Make an exact copy of the lines below.

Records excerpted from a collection
++++

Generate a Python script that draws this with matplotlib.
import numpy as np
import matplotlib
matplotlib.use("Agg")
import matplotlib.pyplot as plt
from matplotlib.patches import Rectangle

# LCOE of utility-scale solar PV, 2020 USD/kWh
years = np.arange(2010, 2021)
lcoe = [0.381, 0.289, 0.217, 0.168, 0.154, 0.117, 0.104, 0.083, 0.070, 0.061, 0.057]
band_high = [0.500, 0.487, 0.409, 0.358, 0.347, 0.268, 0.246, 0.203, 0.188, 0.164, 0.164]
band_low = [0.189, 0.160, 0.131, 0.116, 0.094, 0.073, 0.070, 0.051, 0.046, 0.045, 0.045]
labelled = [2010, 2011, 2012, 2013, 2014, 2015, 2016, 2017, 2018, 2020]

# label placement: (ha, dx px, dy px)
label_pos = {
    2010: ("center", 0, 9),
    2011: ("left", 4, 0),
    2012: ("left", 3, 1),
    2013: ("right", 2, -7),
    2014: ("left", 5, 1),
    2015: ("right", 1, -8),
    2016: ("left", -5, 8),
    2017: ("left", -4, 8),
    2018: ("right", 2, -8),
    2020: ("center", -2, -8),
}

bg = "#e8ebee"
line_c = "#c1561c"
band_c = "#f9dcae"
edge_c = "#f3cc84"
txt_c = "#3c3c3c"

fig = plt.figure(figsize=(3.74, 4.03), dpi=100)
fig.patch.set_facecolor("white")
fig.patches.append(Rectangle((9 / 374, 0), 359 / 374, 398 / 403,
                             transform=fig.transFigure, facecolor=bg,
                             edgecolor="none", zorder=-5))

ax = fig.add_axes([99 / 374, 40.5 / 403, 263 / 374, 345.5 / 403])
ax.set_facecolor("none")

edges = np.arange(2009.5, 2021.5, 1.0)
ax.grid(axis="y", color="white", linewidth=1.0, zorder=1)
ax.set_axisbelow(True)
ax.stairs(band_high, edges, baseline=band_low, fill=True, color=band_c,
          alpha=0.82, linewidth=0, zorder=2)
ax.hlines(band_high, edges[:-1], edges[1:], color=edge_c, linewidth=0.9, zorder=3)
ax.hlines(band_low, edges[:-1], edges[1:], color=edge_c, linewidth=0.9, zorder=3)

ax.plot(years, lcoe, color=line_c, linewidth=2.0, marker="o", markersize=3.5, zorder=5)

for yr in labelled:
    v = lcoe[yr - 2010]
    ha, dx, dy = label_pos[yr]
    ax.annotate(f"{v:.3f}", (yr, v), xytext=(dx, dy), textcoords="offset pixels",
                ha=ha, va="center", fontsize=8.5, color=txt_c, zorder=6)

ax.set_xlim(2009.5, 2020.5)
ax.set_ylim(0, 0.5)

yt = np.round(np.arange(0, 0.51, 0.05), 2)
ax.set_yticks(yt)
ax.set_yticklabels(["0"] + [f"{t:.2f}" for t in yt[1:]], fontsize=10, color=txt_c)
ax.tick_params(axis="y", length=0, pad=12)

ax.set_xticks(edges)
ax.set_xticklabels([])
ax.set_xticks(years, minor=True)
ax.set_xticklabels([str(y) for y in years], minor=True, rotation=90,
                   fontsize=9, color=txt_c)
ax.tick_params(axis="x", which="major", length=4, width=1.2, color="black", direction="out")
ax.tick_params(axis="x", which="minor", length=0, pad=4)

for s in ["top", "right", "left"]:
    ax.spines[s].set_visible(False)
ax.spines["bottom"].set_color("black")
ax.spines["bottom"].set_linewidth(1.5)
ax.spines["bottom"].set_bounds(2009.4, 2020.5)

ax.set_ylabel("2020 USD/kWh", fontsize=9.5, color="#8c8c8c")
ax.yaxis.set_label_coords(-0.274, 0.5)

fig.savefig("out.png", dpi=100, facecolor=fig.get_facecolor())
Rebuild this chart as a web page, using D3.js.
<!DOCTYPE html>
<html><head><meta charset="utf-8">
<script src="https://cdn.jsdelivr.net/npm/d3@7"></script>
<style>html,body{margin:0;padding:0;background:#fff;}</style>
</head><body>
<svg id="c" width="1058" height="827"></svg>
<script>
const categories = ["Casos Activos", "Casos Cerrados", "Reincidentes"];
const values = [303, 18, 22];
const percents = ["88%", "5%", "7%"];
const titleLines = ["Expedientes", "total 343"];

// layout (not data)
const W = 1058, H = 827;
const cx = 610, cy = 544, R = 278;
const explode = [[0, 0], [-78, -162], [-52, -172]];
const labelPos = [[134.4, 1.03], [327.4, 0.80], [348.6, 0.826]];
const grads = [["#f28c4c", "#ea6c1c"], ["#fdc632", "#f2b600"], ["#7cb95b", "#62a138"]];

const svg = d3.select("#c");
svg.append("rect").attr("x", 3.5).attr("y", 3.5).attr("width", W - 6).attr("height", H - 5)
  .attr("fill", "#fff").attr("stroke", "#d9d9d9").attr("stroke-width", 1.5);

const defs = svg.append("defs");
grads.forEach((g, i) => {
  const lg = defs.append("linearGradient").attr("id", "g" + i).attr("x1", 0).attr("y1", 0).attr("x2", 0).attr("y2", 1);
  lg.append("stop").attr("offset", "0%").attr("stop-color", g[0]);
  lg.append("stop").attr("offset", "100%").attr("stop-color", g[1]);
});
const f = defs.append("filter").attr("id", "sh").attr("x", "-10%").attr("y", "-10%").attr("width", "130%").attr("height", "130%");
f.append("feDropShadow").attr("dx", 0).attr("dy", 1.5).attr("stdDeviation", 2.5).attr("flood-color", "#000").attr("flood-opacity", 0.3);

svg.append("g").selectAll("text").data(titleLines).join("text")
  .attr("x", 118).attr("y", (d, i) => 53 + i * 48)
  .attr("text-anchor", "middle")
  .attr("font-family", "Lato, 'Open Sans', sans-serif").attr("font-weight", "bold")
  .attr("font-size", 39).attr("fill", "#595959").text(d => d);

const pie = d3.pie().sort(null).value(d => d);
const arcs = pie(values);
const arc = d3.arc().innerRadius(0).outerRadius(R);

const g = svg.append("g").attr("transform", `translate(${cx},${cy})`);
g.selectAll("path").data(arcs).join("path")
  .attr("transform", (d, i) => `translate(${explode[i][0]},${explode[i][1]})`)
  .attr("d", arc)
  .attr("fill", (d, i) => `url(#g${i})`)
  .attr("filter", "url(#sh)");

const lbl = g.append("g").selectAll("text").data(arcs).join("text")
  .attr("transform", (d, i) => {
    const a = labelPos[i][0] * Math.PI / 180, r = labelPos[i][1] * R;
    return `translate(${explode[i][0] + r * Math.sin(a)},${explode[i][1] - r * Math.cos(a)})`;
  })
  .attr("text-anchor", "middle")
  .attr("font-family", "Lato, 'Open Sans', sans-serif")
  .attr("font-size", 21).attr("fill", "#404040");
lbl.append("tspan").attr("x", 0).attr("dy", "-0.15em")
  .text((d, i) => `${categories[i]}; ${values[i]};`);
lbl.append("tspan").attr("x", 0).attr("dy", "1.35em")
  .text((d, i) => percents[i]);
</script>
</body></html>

++++

* [Exercise answer]
Generate a Python script that draws this with matplotlib.
import numpy as np
import matplotlib
matplotlib.use("Agg")
import matplotlib.pyplot as plt
from matplotlib.patches import Rectangle

# LCOE of utility-scale solar PV, 2020 USD/kWh
years = np.arange(2010, 2021)
lcoe = [0.381, 0.289, 0.217, 0.168, 0.154, 0.117, 0.104, 0.083, 0.070, 0.061, 0.057]
band_high = [0.500, 0.487, 0.409, 0.358, 0.347, 0.268, 0.246, 0.203, 0.188, 0.164, 0.164]
band_low = [0.189, 0.160, 0.131, 0.116, 0.094, 0.073, 0.070, 0.051, 0.046, 0.045, 0.045]
labelled = [2010, 2011, 2012, 2013, 2014, 2015, 2016, 2017, 2018, 2020]

# label placement: (ha, dx px, dy px)
label_pos = {
    2010: ("center", 0, 9),
    2011: ("left", 4, 0),
    2012: ("left", 3, 1),
    2013: ("right", 2, -7),
    2014: ("left", 5, 1),
    2015: ("right", 1, -8),
    2016: ("left", -5, 8),
    2017: ("left", -4, 8),
    2018: ("right", 2, -8),
    2020: ("center", -2, -8),
}

bg = "#e8ebee"
line_c = "#c1561c"
band_c = "#f9dcae"
edge_c = "#f3cc84"
txt_c = "#3c3c3c"

fig = plt.figure(figsize=(3.74, 4.03), dpi=100)
fig.patch.set_facecolor("white")
fig.patches.append(Rectangle((9 / 374, 0), 359 / 374, 398 / 403,
                             transform=fig.transFigure, facecolor=bg,
                             edgecolor="none", zorder=-5))

ax = fig.add_axes([99 / 374, 40.5 / 403, 263 / 374, 345.5 / 403])
ax.set_facecolor("none")

edges = np.arange(2009.5, 2021.5, 1.0)
ax.grid(axis="y", color="white", linewidth=1.0, zorder=1)
ax.set_axisbelow(True)
ax.stairs(band_high, edges, baseline=band_low, fill=True, color=band_c,
          alpha=0.82, linewidth=0, zorder=2)
ax.hlines(band_high, edges[:-1], edges[1:], color=edge_c, linewidth=0.9, zorder=3)
ax.hlines(band_low, edges[:-1], edges[1:], color=edge_c, linewidth=0.9, zorder=3)

ax.plot(years, lcoe, color=line_c, linewidth=2.0, marker="o", markersize=3.5, zorder=5)

for yr in labelled:
    v = lcoe[yr - 2010]
    ha, dx, dy = label_pos[yr]
    ax.annotate(f"{v:.3f}", (yr, v), xytext=(dx, dy), textcoords="offset pixels",
                ha=ha, va="center", fontsize=8.5, color=txt_c, zorder=6)

ax.set_xlim(2009.5, 2020.5)
ax.set_ylim(0, 0.5)

yt = np.round(np.arange(0, 0.51, 0.05), 2)
ax.set_yticks(yt)
ax.set_yticklabels(["0"] + [f"{t:.2f}" for t in yt[1:]], fontsize=10, color=txt_c)
ax.tick_params(axis="y", length=0, pad=12)

ax.set_xticks(edges)
ax.set_xticklabels([])
ax.set_xticks(years, minor=True)
ax.set_xticklabels([str(y) for y in years], minor=True, rotation=90,
                   fontsize=9, color=txt_c)
ax.tick_params(axis="x", which="major", length=4, width=1.2, color="black", direction="out")
ax.tick_params(axis="x", which="minor", length=0, pad=4)

for s in ["top", "right", "left"]:
    ax.spines[s].set_visible(False)
ax.spines["bottom"].set_color("black")
ax.spines["bottom"].set_linewidth(1.5)
ax.spines["bottom"].set_bounds(2009.4, 2020.5)

ax.set_ylabel("2020 USD/kWh", fontsize=9.5, color="#8c8c8c")
ax.yaxis.set_label_coords(-0.274, 0.5)

fig.savefig("out.png", dpi=100, facecolor=fig.get_facecolor())
Rebuild this chart as a web page, using D3.js.
<!DOCTYPE html>
<html><head><meta charset="utf-8">
<script src="https://cdn.jsdelivr.net/npm/d3@7"></script>
<style>html,body{margin:0;padding:0;background:#fff;}</style>
</head><body>
<svg id="c" width="1058" height="827"></svg>
<script>
const categories = ["Casos Activos", "Casos Cerrados", "Reincidentes"];
const values = [303, 18, 22];
const percents = ["88%", "5%", "7%"];
const titleLines = ["Expedientes", "total 343"];

// layout (not data)
const W = 1058, H = 827;
const cx = 610, cy = 544, R = 278;
const explode = [[0, 0], [-78, -162], [-52, -172]];
const labelPos = [[134.4, 1.03], [327.4, 0.80], [348.6, 0.826]];
const grads = [["#f28c4c", "#ea6c1c"], ["#fdc632", "#f2b600"], ["#7cb95b", "#62a138"]];

const svg = d3.select("#c");
svg.append("rect").attr("x", 3.5).attr("y", 3.5).attr("width", W - 6).attr("height", H - 5)
  .attr("fill", "#fff").attr("stroke", "#d9d9d9").attr("stroke-width", 1.5);

const defs = svg.append("defs");
grads.forEach((g, i) => {
  const lg = defs.append("linearGradient").attr("id", "g" + i).attr("x1", 0).attr("y1", 0).attr("x2", 0).attr("y2", 1);
  lg.append("stop").attr("offset", "0%").attr("stop-color", g[0]);
  lg.append("stop").attr("offset", "100%").attr("stop-color", g[1]);
});
const f = defs.append("filter").attr("id", "sh").attr("x", "-10%").attr("y", "-10%").attr("width", "130%").attr("height", "130%");
f.append("feDropShadow").attr("dx", 0).attr("dy", 1.5).attr("stdDeviation", 2.5).attr("flood-color", "#000").attr("flood-opacity", 0.3);

svg.append("g").selectAll("text").data(titleLines).join("text")
  .attr("x", 118).attr("y", (d, i) => 53 + i * 48)
  .attr("text-anchor", "middle")
  .attr("font-family", "Lato, 'Open Sans', sans-serif").attr("font-weight", "bold")
  .attr("font-size", 39).attr("fill", "#595959").text(d => d);

const pie = d3.pie().sort(null).value(d => d);
const arcs = pie(values);
const arc = d3.arc().innerRadius(0).outerRadius(R);

const g = svg.append("g").attr("transform", `translate(${cx},${cy})`);
g.selectAll("path").data(arcs).join("path")
  .attr("transform", (d, i) => `translate(${explode[i][0]},${explode[i][1]})`)
  .attr("d", arc)
  .attr("fill", (d, i) => `url(#g${i})`)
  .attr("filter", "url(#sh)");

const lbl = g.append("g").selectAll("text").data(arcs).join("text")
  .attr("transform", (d, i) => {
    const a = labelPos[i][0] * Math.PI / 180, r = labelPos[i][1] * R;
    return `translate(${explode[i][0] + r * Math.sin(a)},${explode[i][1] - r * Math.cos(a)})`;
  })
  .attr("text-anchor", "middle")
  .attr("font-family", "Lato, 'Open Sans', sans-serif")
  .attr("font-size", 21).attr("fill", "#404040");
lbl.append("tspan").attr("x", 0).attr("dy", "-0.15em")
  .text((d, i) => `${categories[i]}; ${values[i]};`);
lbl.append("tspan").attr("x", 0).attr("dy", "1.35em")
  .text((d, i) => percents[i]);
</script>
</body></html>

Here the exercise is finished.